Читать книгу Exploratory Factor Analysis - W. Holmes Finch - Страница 13
Comparison of Exploratory and Confirmatory Factor Analysis
ОглавлениеFactor analysis models, as a whole, exist on a continuum. At one extreme is the purely exploratory model, which incorporates no a priori information, such as the possible number of factors or how indicators are associated with factors. At the other extreme lies a purely confirmatory factor model in which the number of factors, as well as the way in which the observed indicators group onto these factors, is provided by the researcher. These modeling frameworks differ both conceptually and statistically. From a conceptual standpoint, exploratory models are used when the researcher has little or no prior information regarding the expected latent structure underlying a set of observed indicators. For example, if very little prior empirical work has been done with a set of indicators, or there is not much in the way of a theoretical framework for a factor model, then by necessity the researcher would need to engage in an exploratory investigation of the underlying factor structure. In other words, without prior information on which to base the factor analysis, the researcher cannot make any presuppositions regarding what the structure might look like, even with regard to the number of factors underlying the observed indicators. In other situations, there may be a strong theoretical basis upon which a hypothesized latent structure rests, such as when a scale has been developed using well-established theories. However, if very little prior empirical work exists exploring this structure, the researcher may not be able to use a more confirmatory approach and thus would rely on exploratory factor analysis (EFA) to examine several possible factor solutions, which might be limited in terms of the number of latent variables by the theoretical framework upon which the model is based. Conceptually, a confirmatory factor analysis (CFA) approach would be used when there is both a strong theoretical expectation regarding the expected factor structure and prior empirical evidence (usually in the form of multiple EFA studies) supporting this structure. In such cases, CFA is used to (a) ascertain how well the hypothesized latent variable model fits the observed data and (b) compare a small number of models with one another in order to identify the one that yields the best fit to the data.
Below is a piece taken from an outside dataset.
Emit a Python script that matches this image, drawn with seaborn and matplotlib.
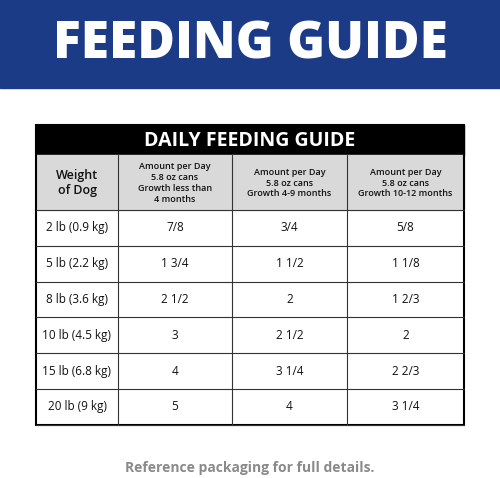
import matplotlib
matplotlib.use("Agg")
import matplotlib.pyplot as plt
import seaborn as sns
from matplotlib.patches import Rectangle

sns.set_style("white")
plt.rcParams['font.family'] = ['Open Sans', 'DejaVu Sans']

title = "FEEDING GUIDE"
table_title = "DAILY FEEDING GUIDE"
col_headers = ["Weight\nof Dog",
               "Amount per Day\n5.8 oz cans\nGrowth less than\n4 months",
               "Amount per Day\n5.8 oz cans\nGrowth 4-9 months",
               "Amount per Day\n5.8 oz cans\nGrowth 10-12 months"]
weights = ["2 lb (0.9 kg)", "5 lb (2.2 kg)", "8 lb (3.6 kg)", "10 lb (4.5 kg)", "15 lb (6.8 kg)", "20 lb (9 kg)"]
under4 = ["7/8", "1 3/4", "2 1/2", "3", "4", "5"]
m4_9 = ["3/4", "1 1/2", "2", "2 1/2", "3 1/4", "4"]
m10_12 = ["5/8", "1 1/8", "1 2/3", "2", "2 2/3", "3 1/4"]
footer = "Reference packaging for full details."

fig = plt.figure(figsize=(5, 4.78), dpi=100)
ax = fig.add_axes([0, 0, 1, 1])
ax.set_xlim(0, 500)
ax.set_ylim(478, 0)
ax.axis("off")

ax.add_patch(Rectangle((0, 0), 500, 88, color="#1c3b86"))
ax.text(250, 45, title, color="white", fontsize=37, fontweight="heavy", ha="center", va="center")

xs = [36, 118, 232, 347, 464]
ax.add_patch(Rectangle((36, 125), 428, 30, color="black"))
ax.text(250, 141, table_title, color="white", fontsize=14, fontweight="bold", ha="center", va="center")
ax.add_patch(Rectangle((36, 155), 428, 55, color="#d9d9d9"))
for i, h in enumerate(col_headers):
    cx = (xs[i] + xs[i + 1]) / 2
    ax.text(cx, 183, h, fontsize=9 if i == 0 else 6.5, fontweight="semibold", ha="center", va="center",
            linespacing=1.25, color="#111")
rows = list(zip(weights, under4, m4_9, m10_12))
y0, rh = 210, 35.8
for r, vals in enumerate(rows):
    cy = y0 + rh * (r + 0.5)
    for i, v in enumerate(vals):
        cx = (xs[i] + xs[i + 1]) / 2
        ax.text(cx, cy, v, fontsize=8.5, ha="center", va="center", color="#111")
ybot = y0 + rh * len(rows)
for r in range(len(rows) + 1):
    ax.plot([36, 464], [y0 + rh * r] * 2, color="#333", lw=0.8)
for x in xs[1:-1]:
    ax.plot([x, x], [155, ybot], color="#333", lw=0.8)
ax.add_patch(Rectangle((36, 125), 428, ybot - 125, fill=False, ec="black", lw=1.5))

ax.text(250, 468, footer, fontsize=10, fontweight="bold", color="#8a8a8a", ha="center", va="center")
fig.savefig("out.png", dpi=100)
From a statistical perspective, EFA and CFA differ in terms of the constraints that are placed upon the factor structure prior to estimation of the model parameters. With EFA there are few, if any, constraints placed on the model parameters. Observed indicators are typically allowed to have nonzero relationships with all of the factors, and the number of factors is not constrained to be a particular number. Thus, the entire EFA enterprise is concerned with answering the question of how many factors underlie an observed set of indicators, and what structure the relationship between factors and indicators takes. In contrast, CFA models are highly constrained. In most instances, each indicator variable is allowed to be associated with only a single factor, with relationships to all other factors set to 0. Furthermore, the specific factor upon which an indicator is allowed to load is predetermined by the researcher. This is why having a strong theory and prior empirical evidence is crucial to the successful fitting of CFA models. Without such strong prior information, the researcher may have difficulty in properly defining the latent structure, potentially creating a situation in which an improper model is fit to the data. The primary difficulty with fitting an incorrect model is that it may appear to fit the data reasonably well, based on statistical indices, and yet may not be the correct model. Without earlier exploration of the likely latent structure, however, it would not be possible for the researcher to know this. CFA does have the advantage of being a fully determined model, which is not the case with EFA, as we have already discussed. Thus, it is possible to come to more definitive determinations regarding which of several CFA models provides the best fit to a set of data because they can be compared directly using familiar tools such as statistical hypothesis testing. Conversely, determining the optimal EFA model for a set of data is often not a straightforward or clear process, as we will see later in the book.
In summary, EFA and CFA sit at opposite ends of a modeling continuum, separated by the amount of prior information and theory available to the researcher. The more such information and the stronger the theory, the more appropriate CFA will be. Conversely, the less that such prior evidence is available, and the weaker the theories about the latent structure, the more appropriate will be EFA. Finally, researchers should take care not to use both EFA and CFA on the same set of data. In cases where a small set of CFA models do not fit a set of sample data well, a researcher might use EFA in order to investigate potential alternative models. This is certainly an acceptable approach; however, the same set of data used to investigate these EFA-based alternatives should not then be used with an additional CFA model to validate what exploration has suggested might be optimal models. In such cases, the researcher would need to obtain a new sample upon which the CFA would be fit in order to investigate the plausibility of the EFA findings. If the same data were used for both analyses, the CFA model would likely yield spuriously good fit to the sample for the model, given that the sample data had already yielded the factor structure that is being tested, through the EFA.